══ SOURCE MATERIAL ══
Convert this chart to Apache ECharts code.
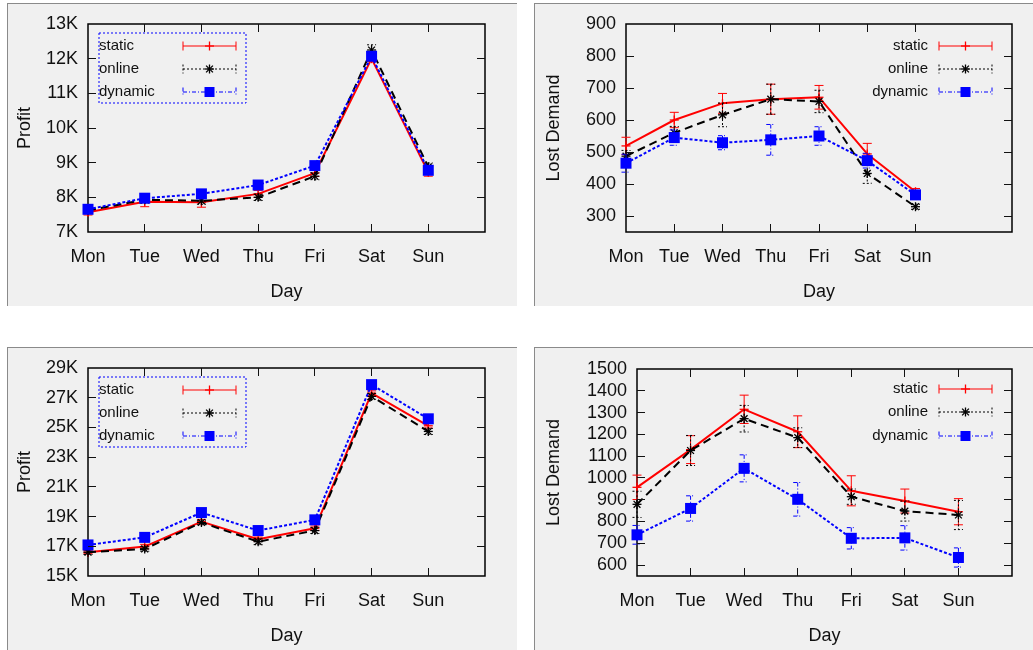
<!DOCTYPE html>
<html>
<head>
<meta charset="utf-8">
<script src="https://cdn.jsdelivr.net/npm/echarts@6/dist/echarts.min.js"></script>
<style>
  html, body { margin: 0; padding: 0; background: #fff; }
  #wrap { position: relative; width: 1033px; height: 650px; overflow: hidden; }
  .panel { position: absolute; background: #f0f0f0; border-left: 1px solid #8a8a8a; border-top: 1px solid #8a8a8a; }
  #chart { position: absolute; left: 0; top: 0; width: 1033px; height: 650px; }
  .tick { position: absolute; background: #111; z-index: 5; pointer-events: none; }
</style>
</head>
<body>
<div id="wrap">
  <div class="panel" style="left:7px;top:3px;width:509px;height:302px"></div>
  <div class="panel" style="left:534px;top:3px;width:499px;height:302px"></div>
  <div class="panel" style="left:7px;top:347px;width:509px;height:303px"></div>
  <div class="panel" style="left:534px;top:347px;width:499px;height:303px"></div>
  <div id="chart"></div>
</div>
<script>
const days = ['Mon', 'Tue', 'Wed', 'Thu', 'Fri', 'Sat', 'Sun'];
const seriesNames = ['static', 'online', 'dynamic'];

// top left: profit
const p1Static = [7570, 7875, 7860, 8100, 8700, 12000, 8720];
const p1StaticErr = [80, 145, 145, 100, 100, 80, 110];
const p1Online = [7620, 7930, 7900, 8000, 8610, 12250, 8880];
const p1OnlineErr = [80, 100, 100, 90, 100, 150, 110];
const p1Dynamic = [7655, 7975, 8100, 8355, 8915, 12070, 8780];
const p1DynamicErr = [60, 80, 100, 80, 60, 100, 80];
const p1YTicks = [8000, 9000, 10000, 11000, 12000];

// top right: lost demand
const p2Static = [519, 600, 652, 665, 671, 494, 376];
const p2StaticErr = [27, 24, 31, 47, 37, 33, 10];
const p2Online = [487, 560, 616, 665, 658, 433, 329];
const p2OnlineErr = [18, 20, 37, 47, 35, 31, 8];
const p2Dynamic = [465, 545, 529, 538, 550, 473, 366];
const p2DynamicErr = [28, 24, 22, 48, 29, 23, 14];
const p2YTicks = [300, 400, 500, 600, 700, 800];

// bottom left: profit
const p3Static = [16600, 16980, 18660, 17470, 18210, 27310, 25110];
const p3StaticErr = [100, 150, 150, 150, 150, 150, 150];
const p3Online = [16600, 16820, 18600, 17310, 18060, 27090, 24730];
const p3OnlineErr = [150, 150, 150, 200, 200, 200, 200];
const p3Dynamic = [17090, 17600, 19270, 18060, 18780, 27880, 25580];
const p3DynamicErr = [100, 100, 100, 100, 100, 100, 100];
const p3YTicks = [17000, 19000, 21000, 23000, 25000, 27000];

// bottom right: lost demand
const p4Static = [957, 1130, 1315, 1212, 941, 894, 845];
const p4StaticErr = [56, 64, 65, 73, 69, 55, 60];
const p4Online = [879, 1126, 1272, 1185, 914, 848, 830];
const p4OnlineErr = [60, 69, 61, 45, 35, 46, 67];
const p4Dynamic = [739, 860, 1044, 902, 723, 725, 635];
const p4DynamicErr = [43, 58, 62, 77, 49, 56, 44];
const p4YTicks = [600, 700, 800, 900, 1000, 1100, 1200, 1300, 1400];

const FONT = '"Liberation Sans", Arial, sans-serif';
const styles = {
  static:  { color: '#ff0000', line: 'solid', err: null, mark: 'plus' },
  online:  { color: '#000000', line: [8, 5], err: [2, 2], mark: 'star' },
  dynamic: { color: '#0000ff', line: [3, 2], err: [4, 2, 1, 2], mark: 'square' }
};

const panels = [
  { grid: { left: 88, top: 24, width: 397, height: 208 }, xMax: 7,
    y: { min: 7000, max: 13000, interval: 1000 }, k: true, yName: 'Profit', nameGap: 54, yTicks: p1YTicks,
    data: [[p1Static, p1StaticErr], [p1Online, p1OnlineErr], [p1Dynamic, p1DynamicErr]],
    legend: { box: true, x: 99, rows: [46, 69, 92], sx: 183, ex: 236 } },
  { grid: { left: 626, top: 24, width: 386, height: 208 }, xMax: 8,
    y: { min: 250, max: 900, minInterval: 100, maxInterval: 100 }, k: false, yName: 'Lost Demand', nameGap: 63, yTicks: p2YTicks,
    data: [[p2Static, p2StaticErr], [p2Online, p2OnlineErr], [p2Dynamic, p2DynamicErr]],
    legend: { box: false, x: 928, rows: [46, 69, 92], sx: 939, ex: 992 } },
  { grid: { left: 88, top: 368, width: 397, height: 208 }, xMax: 7,
    y: { min: 15000, max: 29000, interval: 2000 }, k: true, yName: 'Profit', nameGap: 54, yTicks: p3YTicks,
    data: [[p3Static, p3StaticErr], [p3Online, p3OnlineErr], [p3Dynamic, p3DynamicErr]],
    legend: { box: true, x: 99, rows: [390, 413, 436], sx: 183, ex: 236 } },
  { grid: { left: 637, top: 369, width: 375, height: 207 }, xMax: 7,
    y: { min: 550, max: 1500, minInterval: 100, maxInterval: 100 }, k: false, yName: 'Lost Demand', nameGap: 74, yTicks: p4YTicks,
    data: [[p4Static, p4StaticErr], [p4Online, p4OnlineErr], [p4Dynamic, p4DynamicErr]],
    legend: { box: false, x: 928, rows: [389, 412, 436], sx: 939, ex: 992 } }
];

function markShapes(kind, x, y, color, size) {
  const s = { stroke: color, lineWidth: 1.3 };
  if (kind === 'square') {
    return [{ type: 'rect', shape: { x: x - size / 2, y: y - size / 2, width: size, height: size }, style: { fill: color } }];
  }
  const h = 4.5;
  const out = [
    { type: 'line', shape: { x1: x - h, y1: y, x2: x + h, y2: y }, style: s },
    { type: 'line', shape: { x1: x, y1: y - h, x2: x, y2: y + h }, style: s }
  ];
  if (kind === 'star') {
    const d = 3.4;
    out.push({ type: 'line', shape: { x1: x - d, y1: y - d, x2: x + d, y2: y + d }, style: s });
    out.push({ type: 'line', shape: { x1: x - d, y1: y + d, x2: x + d, y2: y - d }, style: s });
  }
  return out;
}

function errorRender(st) {
  return function (params, api) {
    const x = api.value(0), y = api.value(1), e = api.value(2);
    const c = api.coord([x, y]);
    const hi = api.coord([x, y + e]);
    const lo = api.coord([x, y - e]);
    const cw = 4.5;
    const ls = { stroke: st.color, lineWidth: 1, lineDash: st.err };
    const children = [
      { type: 'line', shape: { x1: c[0], y1: hi[1], x2: c[0], y2: lo[1] }, style: ls },
      { type: 'line', shape: { x1: c[0] - cw, y1: hi[1], x2: c[0] + cw, y2: hi[1] }, style: ls },
      { type: 'line', shape: { x1: c[0] - cw, y1: lo[1], x2: c[0] + cw, y2: lo[1] }, style: ls }
    ].concat(markShapes(st.mark, c[0], c[1], st.color, 11));
    return { type: 'group', children: children };
  };
}

const grid = [], xAxis = [], yAxis = [], series = [], graphic = [];
const labelStyle = { color: '#111', fontSize: 18, fontFamily: FONT };

panels.forEach(function (p, i) {
  grid.push(Object.assign({ show: true, borderColor: '#000', borderWidth: 1.5, backgroundColor: 'transparent' }, p.grid));
  xAxis.push({
    type: 'value', gridIndex: i, min: 0, max: p.xMax, interval: 1, splitLine: { show: false },
    position: 'bottom', name: 'Day', nameLocation: 'middle', nameGap: 51,
    nameTextStyle: labelStyle, axisLine: { show: false, onZero: false }, axisTick: { show: false },
    axisLabel: Object.assign({ margin: 16, showMaxLabel: false, formatter: function (v) { return days[v] || ''; } }, labelStyle)
  });
  yAxis.push(Object.assign({
    type: 'value', gridIndex: i, splitLine: { show: false },
    position: 'left', name: p.yName, nameLocation: 'middle', nameGap: p.nameGap, nameRotate: 90,
    nameTextStyle: labelStyle, axisLine: { show: false, onZero: false }, axisTick: { show: false },
    axisLabel: Object.assign({ margin: 10, showMinLabel: !!p.k,
      formatter: function (v) { return p.k ? (v / 1000) + 'K' : String(v); } }, labelStyle)
  }, p.y));

  p.data.forEach(function (pair, j) {
    const name = seriesNames[j];
    const st = styles[name];
    series.push({
      type: 'line', name: name, xAxisIndex: i, yAxisIndex: i,
      data: pair[0].map(function (v, k) { return [k, v]; }),
      symbol: 'none', silent: true, z: 2 + j,
      lineStyle: { color: st.color, width: 2, type: st.line }
    });
    series.push({
      type: 'custom', name: name, xAxisIndex: i, yAxisIndex: i, z: 2 + j, silent: true,
      data: pair[0].map(function (v, k) { return [k, v, pair[1][k]]; }),
      encode: { x: 0, y: 1 },
      renderItem: errorRender(st)
    });
  });

  // legend drawn like the gnuplot key
  const lg = p.legend;
  if (lg.box) {
    graphic.push({ type: 'rect', shape: { x: lg.x, y: lg.rows[0] - 13, width: 147, height: 70 }, z: 10,
      style: { fill: 'none', stroke: '#0000ff', lineWidth: 1, lineDash: [2, 2] } });
  }
  seriesNames.forEach(function (name, j) {
    const st = styles[name];
    const y = lg.rows[j];
    const ls = { stroke: st.color, lineWidth: 1, lineDash: st.err };
    const mid = (lg.sx + lg.ex) / 2;
    graphic.push({ type: 'group', z: 10, children: [
      { type: 'text', style: { text: name, x: lg.x, y: y, fill: '#111',
        font: '15px ' + FONT, textAlign: lg.box ? 'left' : 'right', align: lg.box ? 'left' : 'right',
        textVerticalAlign: 'middle', verticalAlign: 'middle' } },
      { type: 'line', shape: { x1: lg.sx, y1: y, x2: lg.ex, y2: y }, style: ls },
      { type: 'line', shape: { x1: lg.sx, y1: y - 4.5, x2: lg.sx, y2: y + 4.5 }, style: ls },
      { type: 'line', shape: { x1: lg.ex, y1: y - 4.5, x2: lg.ex, y2: y + 4.5 }, style: ls }
    ].concat(markShapes(st.mark, mid, y, st.color, 10)) });
  });
});

const chart = echarts.init(document.getElementById('chart'));
chart.setOption({
  animation: false,
  textStyle: { fontFamily: FONT },
  grid: grid,
  xAxis: xAxis,
  yAxis: yAxis,
  series: series,
  graphic: graphic
});

// gnuplot style inward ticks on all four sides of each box, placed through the axes' scales
function toPixel(i, x, y) {
  let pt = null;
  try { pt = chart.convertToPixel({ seriesIndex: i * 6 }, [x, y]); } catch (e) { pt = null; }
  if (!pt || !isFinite(pt[0]) || !isFinite(pt[1])) {
    const p = panels[i], g = p.grid;
    pt = [g.left + x / p.xMax * g.width, g.top + g.height - (y - p.y.min) / (p.y.max - p.y.min) * g.height];
  }
  return pt;
}
const tickLen = 8;
const wrap = document.getElementById('wrap');
function addTick(x, y, w, h) {
  const d = document.createElement('div');
  d.className = 'tick';
  d.style.left = Math.round(x) + 'px';
  d.style.top = Math.round(y) + 'px';
  d.style.width = w + 'px';
  d.style.height = h + 'px';
  wrap.appendChild(d);
}
panels.forEach(function (p, i) {
  p.yTicks.forEach(function (v) {
    const a = toPixel(i, 0, v), b = toPixel(i, p.xMax, v);
    addTick(a[0], a[1] - 0.5, tickLen, 1);
    addTick(b[0] - tickLen, b[1] - 0.5, tickLen, 1);
  });
  days.forEach(function (d, k) {
    if (k === 0) return;
    const a = toPixel(i, k, p.y.min), b = toPixel(i, k, p.y.max);
    addTick(a[0] - 0.5, a[1] - tickLen, 1, tickLen);
    addTick(b[0] - 0.5, b[1], 1, tickLen);
  });
});
window.addEventListener('resize', function () { chart.resize(); });
</script>
</body>
</html>
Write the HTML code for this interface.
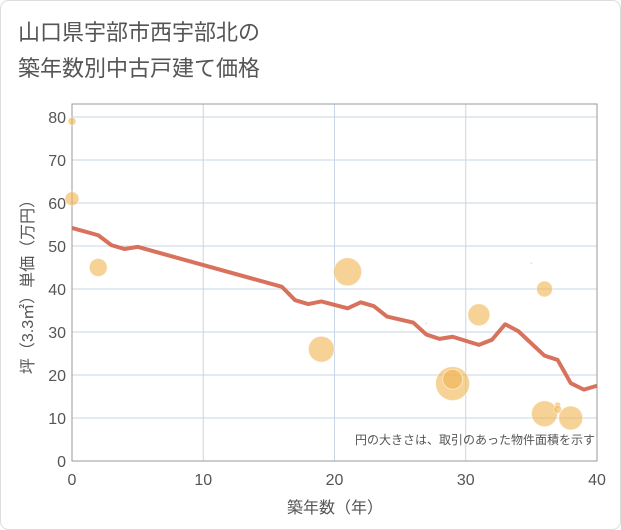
═══
→ TO BE DONE: Omitting all pictures, restate exactly the lines of the material from its start through the line that contains "const p2YTicks = [300, 400, 500, 600, 700, 800];".

→ PROBLEM SOLUTION:
Convert this chart to Apache ECharts code.
<!DOCTYPE html>
<html>
<head>
<meta charset="utf-8">
<script src="https://cdn.jsdelivr.net/npm/echarts@6/dist/echarts.min.js"></script>
<style>
  html, body { margin: 0; padding: 0; background: #fff; }
  #wrap { position: relative; width: 1033px; height: 650px; overflow: hidden; }
  .panel { position: absolute; background: #f0f0f0; border-left: 1px solid #8a8a8a; border-top: 1px solid #8a8a8a; }
  #chart { position: absolute; left: 0; top: 0; width: 1033px; height: 650px; }
  .tick { position: absolute; background: #111; z-index: 5; pointer-events: none; }
</style>
</head>
<body>
<div id="wrap">
  <div class="panel" style="left:7px;top:3px;width:509px;height:302px"></div>
  <div class="panel" style="left:534px;top:3px;width:499px;height:302px"></div>
  <div class="panel" style="left:7px;top:347px;width:509px;height:303px"></div>
  <div class="panel" style="left:534px;top:347px;width:499px;height:303px"></div>
  <div id="chart"></div>
</div>
<script>
const days = ['Mon', 'Tue', 'Wed', 'Thu', 'Fri', 'Sat', 'Sun'];
const seriesNames = ['static', 'online', 'dynamic'];

// top left: profit
const p1Static = [7570, 7875, 7860, 8100, 8700, 12000, 8720];
const p1StaticErr = [80, 145, 145, 100, 100, 80, 110];
const p1Online = [7620, 7930, 7900, 8000, 8610, 12250, 8880];
const p1OnlineErr = [80, 100, 100, 90, 100, 150, 110];
const p1Dynamic = [7655, 7975, 8100, 8355, 8915, 12070, 8780];
const p1DynamicErr = [60, 80, 100, 80, 60, 100, 80];
const p1YTicks = [8000, 9000, 10000, 11000, 12000];

// top right: lost demand
const p2Static = [519, 600, 652, 665, 671, 494, 376];
const p2StaticErr = [27, 24, 31, 47, 37, 33, 10];
const p2Online = [487, 560, 616, 665, 658, 433, 329];
const p2OnlineErr = [18, 20, 37, 47, 35, 31, 8];
const p2Dynamic = [465, 545, 529, 538, 550, 473, 366];
const p2DynamicErr = [28, 24, 22, 48, 29, 23, 14];
const p2YTicks = [300, 400, 500, 600, 700, 800];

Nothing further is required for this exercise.